Tegenover de stelling dat de hybride vordering permanent moet worden getoetst, werpt Brandsma op dat er ook een argument valt te geven voor statische toetsing. Als ik Brandsma goed begrijp kan uit de 2002-tekst van art. 13, lid 3, onderdeel b namelijk worden afgeleid, dat voor de kwalificatie van de vordering slechts de positie van de debiteur van belang is. Ik heb moeite om deze gedachtelijn te volgen. Mijns inziens zijn er namelijk twee criteria voor de toepassing van de deelnemingsvrijstelling op een hybride vordering, te weten:
kwalificatie lening bij de debiteur; en
een kwalificerend belang voor toepassing deelnemingsvrijstelling.

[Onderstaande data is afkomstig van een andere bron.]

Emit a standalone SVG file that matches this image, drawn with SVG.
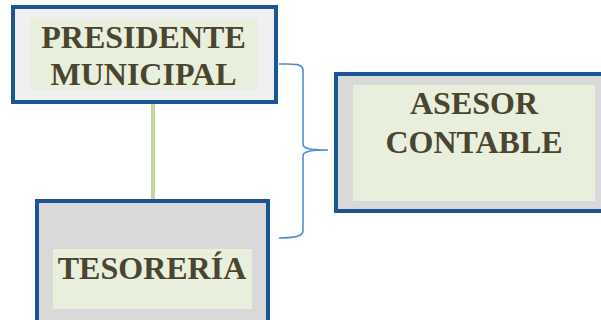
<svg xmlns="http://www.w3.org/2000/svg" width="601" height="320" viewBox="0 0 601 320">
<style>
.box{stroke:#1b5596;stroke-width:4}
.inner{fill:#e8efdd}
.t{font-family:"Liberation Serif","Times New Roman",serif;font-weight:bold;font-size:32px;fill:#4b4530;text-anchor:middle}
</style>
<rect width="601" height="320" fill="#ffffff"/>
<g id="connectors">
<line x1="153" y1="103" x2="153" y2="199" stroke="#c4d89e" stroke-width="4"/>
<path d="M279,64 C292,64 303,63 303,70 L303,144 C303,148 308,150 328,150 C308,150 303,152 303,156 L303,231 C303,237 292,238 279,238" fill="none" stroke="#4a8fd4" stroke-width="1.6"/>
</g>
<g id="presidente">
<rect class="box" x="13" y="7" width="263" height="95" fill="#f0f0f0"/>
<rect class="inner" x="30" y="19" width="228" height="71"/>
<text class="t" x="143.5" y="48">PRESIDENTE</text>
<text class="t" x="143.5" y="85">MUNICIPAL</text>
</g>
<g id="tesoreria">
<rect class="box" x="37" y="201" width="231" height="125" fill="#d9d9d9"/>
<rect class="inner" x="53" y="249" width="199" height="60"/>
<text class="t" x="152" y="279">TESORERÍA</text>
</g>
<g id="asesor">
<rect class="box" x="336" y="74" width="268" height="137" fill="#d9d9d9"/>
<rect class="inner" x="353" y="85" width="242" height="116"/>
<text class="t" x="474" y="114">ASESOR</text>
<text class="t" x="474" y="153">CONTABLE</text>
</g>
</svg>
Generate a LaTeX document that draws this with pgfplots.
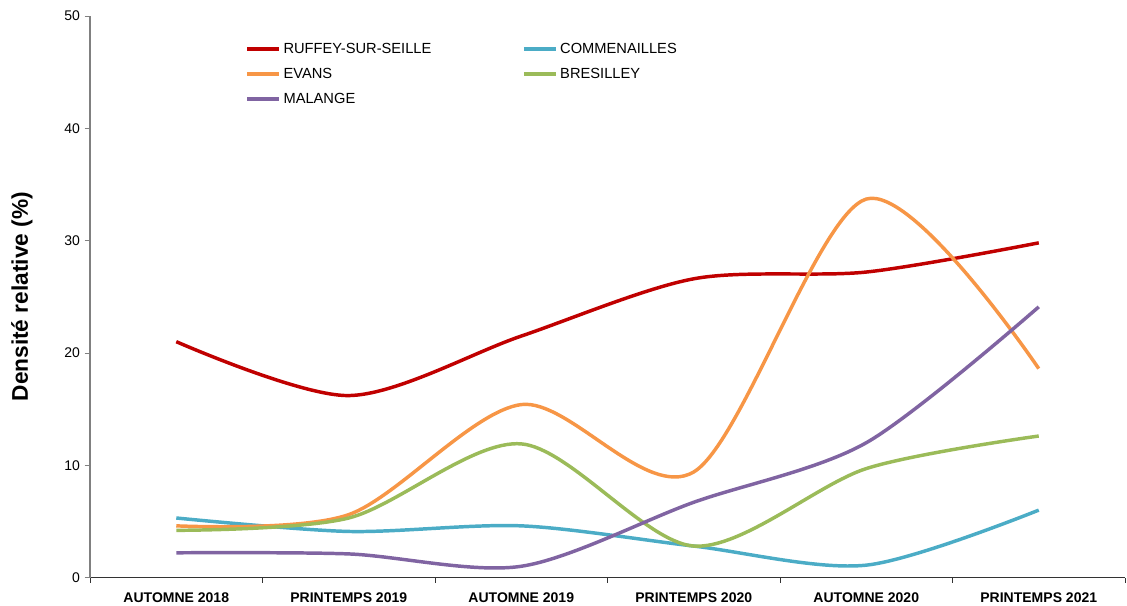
\documentclass[border=0pt]{standalone}
\usepackage{pgfplots}
\pgfplotsset{compat=1.18}
\usepackage{fontspec}
\setmainfont{Liberation Sans}
\definecolor{cRuf}{HTML}{C00000}
\definecolor{cCom}{HTML}{4BACC6}
\definecolor{cEva}{HTML}{F79646}
\definecolor{cBre}{HTML}{9BBB59}
\definecolor{cMal}{HTML}{8064A2}
\begin{document}
\begin{tikzpicture}
\begin{axis}[
  name=ax,
  scale only axis,
  width=776pt, height=421pt,
  xmin=-0.5, xmax=5.5,
  ymin=0, ymax=50,
  axis lines*=left,
  x axis line style={black!80, line width=0.8pt},
  y axis line style={gray, line width=0.8pt},
  xtick={0,1,2,3,4,5},
  xticklabels={AUTOMNE 2018,PRINTEMPS 2019,AUTOMNE 2019,PRINTEMPS 2020,AUTOMNE 2020,PRINTEMPS 2021},
  x tick label style={font=\fontsize{10.5}{12}\selectfont\bfseries, yshift=-4pt},
  major x tick style={draw=none},
  minor xtick={-0.5,0.5,1.5,2.5,3.5,4.5,5.5},
  minor x tick style={black!80, line width=0.6pt},
  minor tick length=4pt,
  ytick={0,10,20,30,40,50},
  y tick style={gray, line width=0.6pt},
  major tick length=4pt,
  tick align=outside,
  y tick label style={font=\fontsize{10.5}{12}\selectfont},
  /pgf/number format/assume math mode=true,
  ylabel={Densité relative (\%)},
  ylabel style={font=\fontsize{17}{20}\selectfont\bfseries, yshift=17pt},
  legend columns=2,
  legend cell align=left,
  legend style={draw=none, fill=none, at={(0.146,0.962)}, anchor=north west,
    font=\fontsize{11}{13}\selectfont, row sep=5.5pt,
    /tikz/every even column/.append style={column sep=66pt}},
  legend image code/.code={\draw[#1] (0pt,0pt) -- (24pt,0pt);},
  every axis plot/.append style={line width=2.6pt, smooth, no markers},
]
\addplot[cRuf] coordinates {(0,21.0) (1,16.2) (2,21.5) (3,26.6) (4,27.2) (5,29.8)};
\addlegendentry{RUFFEY-SUR-SEILLE}
\addplot[cCom] coordinates {(0,5.3) (1,4.1) (2,4.6) (3,2.8) (4,1.1) (5,6.0)};
\addlegendentry{COMMENAILLES}
\addplot[cEva] coordinates {(0,4.6) (1,5.6) (2,15.4) (3,9.4) (4,33.7) (5,18.6)};
\addlegendentry{EVANS}
\addplot[cBre] coordinates {(0,4.2) (1,5.3) (2,11.9) (3,2.8) (4,9.7) (5,12.6)};
\addlegendentry{BRESILLEY}
\addplot[cMal] coordinates {(0,2.2) (1,2.1) (2,1.0) (3,6.7) (4,12.0) (5,24.1)};
\addlegendentry{MALANGE}
\end{axis}
\pgfresetboundingbox
\path ([shift={(-67.5pt,-21pt)}]ax.south west) rectangle ([shift={(1.5pt,12pt)}]ax.north east);
\end{tikzpicture}
\end{document}
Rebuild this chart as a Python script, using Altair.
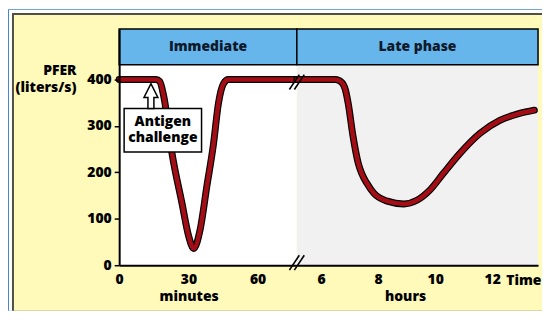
import altair as alt
import pandas as pd

# ---- data ----
minutes = [0, 16, 17.6, 19.4, 22.9, 27.2, 30.1, 32.3, 35.1, 38.0, 40.9, 43.0, 45.2, 47.3, 77]
pfer_minutes = [400, 400, 396, 362, 241, 134, 63, 36, 77, 170, 262, 348, 391, 400, 400]

hours = [5.146, 6.5, 6.72, 6.85, 6.95, 7.12, 7.30, 7.42, 7.60, 7.85, 8.32, 8.90, 9.36, 9.83,
         10.29, 10.87, 11.57, 12.27, 12.96, 13.48]
pfer_hours = [400, 400, 394, 378, 348, 277, 220, 198, 177, 155, 138, 132, 140, 163,
              198, 241, 284, 312, 327, 334]

y_ticks = [0, 100, 200, 300, 400]
min_ticks = [0, 30, 60]
hour_ticks = [6, 8, 10, 12]
phase_labels = ["Immediate", "Late phase"]
annotation = ["Antigen", "challenge"]
y_title = ["PFER", "(liters/s)"]

# ---- styles ----
FONT = "Open Sans"
WEIGHT = 800
YELLOW = "#FFF9BA"
HEADER_BLUE = "#66B6EC"
LATE_BG = "#F1F1F1"
LINE_RED = "#A30E16"
W_L, W_R, H = 179, 243, 238
Y_MAX = 509

one = pd.DataFrame({"k": [0]})
df_min = pd.DataFrame({"minutes": minutes, "pfer": pfer_minutes})
df_hr = pd.DataFrame({"hours": hours, "pfer": pfer_hours})

yscale = alt.Scale(domain=[0, Y_MAX], nice=False, zero=False)


def rect(x, x2, y, y2, **kw):
    return alt.Chart(one).mark_rect(**kw).encode(
        x=alt.value(x), x2=alt.value(x2), y=alt.value(y), y2=alt.value(y2))


def rule(x, x2, y, y2):
    return alt.Chart(one).mark_rule(color="black", strokeWidth=1.6).encode(
        x=alt.value(x), x2=alt.value(x2), y=alt.value(y), y2=alt.value(y2))


def text(s, x, y, color="black", **kw):
    return alt.Chart(one).mark_text(text=s, font=FONT, fontWeight=WEIGHT, fontSize=14,
                                    color=color, **kw).encode(x=alt.value(x), y=alt.value(y))


yaxis = alt.Axis(values=y_ticks, title=None,
                 labelFont=FONT, labelFontSize=14, labelFontWeight=WEIGHT, labelColor="black",
                 labelPadding=3, tickSize=5, tickColor="black", tickWidth=1.5,
                 domainColor="black", domainWidth=2, grid=False, zindex=1)

xaxis_min = alt.Axis(values=min_ticks, format="d", title="minutes", titleX=70, titleY=36,
                     titleBaseline="alphabetic", titleFont=FONT, titleFontSize=14,
                     titleFontWeight=WEIGHT, titleColor="black",
                     labelFont=FONT, labelFontSize=14, labelFontWeight=WEIGHT, labelColor="black",
                     labelPadding=7, tickSize=0, ticks=False, domainColor="black", domainWidth=2,
                     grid=False, zindex=1, labelFlush=False)

xaxis_hr = alt.Axis(values=hour_ticks, format="d", title="hours", titleX=109, titleY=36,
                    titleBaseline="alphabetic", titleFont=FONT, titleFontSize=14,
                    titleFontWeight=WEIGHT, titleColor="black",
                    labelFont=FONT, labelFontSize=14, labelFontWeight=WEIGHT, labelColor="black",
                    labelPadding=7, tickSize=0, ticks=False, domainColor="black", domainWidth=2,
                    grid=False, zindex=1, labelFlush=False)

enc_min = dict(
    x=alt.X("minutes:Q", scale=alt.Scale(domain=[0, 77], nice=False, zero=False), axis=xaxis_min),
    y=alt.Y("pfer:Q", scale=yscale, axis=yaxis),
)
enc_hr = dict(
    x=alt.X("hours:Q", scale=alt.Scale(domain=[5.146, 13.61], nice=False, zero=False), axis=xaxis_hr),
    y=alt.Y("pfer:Q", scale=yscale, axis=None),
)


def curve(df, enc, color, width):
    return alt.Chart(df).mark_line(interpolate="monotone", color=color, strokeWidth=width,
                                   strokeCap="round", strokeJoin="round").encode(**enc)


arrow_path = "M0,-1L0.56,0.12L0.24,0.12L0.24,1L-0.24,1L-0.24,0.12L-0.56,0.12Z"
arrow = alt.Chart(one).mark_point(shape=arrow_path, size=625, filled=True, fill="white",
                                  stroke="black", strokeWidth=1.5, opacity=1).encode(
    x=alt.value(32), y=alt.value(67.5))

left = alt.layer(
    rect(-112, 426, -20, 284, color="#4A84D6"),
    rect(-111, 426, -19, 284, color="white"),
    rect(-108, 426, -16, 284, color="#4F4F48"),
    rect(-106, 426, -14, 284, color=YELLOW),
    rect(0, W_L, 0, H, color="white"),
    curve(df_min, enc_min, "black", 7),
    curve(df_min, enc_min, LINE_RED, 4.6),
    rect(0, W_L, 0, 36, fill=HEADER_BLUE, stroke="black", strokeWidth=1.5),
    text(phase_labels[0], W_L / 2, 18, baseline="middle", align="center", color="#0E1A2B"),
    text(y_title[0], -43, 46, baseline="alphabetic", align="right"),
    text(y_title[1], -43, 63, baseline="alphabetic", align="right"),
    rect(5, 83, 80, 124, fill="white", stroke="black", strokeWidth=1.5),
    text(annotation[0], 44, 94, baseline="middle", align="center"),
    text(annotation[1], 44, 110, baseline="middle", align="center"),
    arrow,
).properties(width=W_L, height=H)

right = alt.layer(
    rect(0, W_R, 0, H, color=LATE_BG),
    curve(df_hr, enc_hr, "black", 7),
    curve(df_hr, enc_hr, LINE_RED, 4.6),
    rect(0, W_R, 0, 36, fill=HEADER_BLUE, stroke="black", strokeWidth=1.5),
    text(phase_labels[1], W_R / 2, 18, baseline="middle", align="center", color="#0E1A2B"),
    rule(-7.5, 2.5, 61, 46),
    rule(-2.5, 7.5, 61, 46),
    rule(-7.5, 2.5, 243, 228),
    rule(-2.5, 7.5, 243, 228),
    text("Time", 211, 247, baseline="top", align="left"),
).properties(width=W_R, height=H)

chart = alt.hconcat(left, right, spacing=0, bounds="flush").resolve_scale(
    x="independent", y="independent"
).properties(padding=0, background="white").configure_view(strokeWidth=0)

chart.save("out.html", embed_options={"renderer": "svg", "actions": False})
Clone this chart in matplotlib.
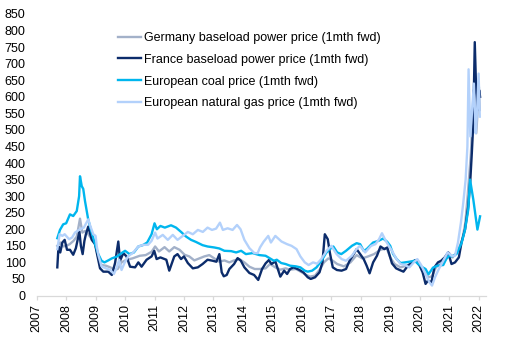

Indien wordt voldaan aan deze twee cumulatieve criteria, vindt de deelnemingsvrijstelling toepassing. Als de kwalificatie van de lening bij de debiteur met terugwerkende kracht wordt aangepast, dan lijkt het mij – hoewel de wettelijke basis lijkt te ontbreken – redelijk dat dit ook geschiedt voor de crediteur. Als dan tevens wordt voldaan aan de tweede eis, zou de deelnemingsvrijstelling van toepassing moeten zijn bij de crediteur op (onder meer) de ontvangen rentebaten. Het enige ontbrekende is (overigens niet onbelangrijk) een formele rechtsingang om de teveel geheven belasting terug te vragen. Dit betekent dat er een discrepantie kan ontstaan tussen de behandeling van de rentelasten bij de debiteur en de rentebaten bij de crediteur. Ik kan mij wel vinden in Brandsma’s opmerking dat het nog maar zeer de vraag is of een inspecteur in voorkomende gevallen zal overgaan tot ambtshalve vermindering (art. 65 AWR) op het niveau van de crediteur.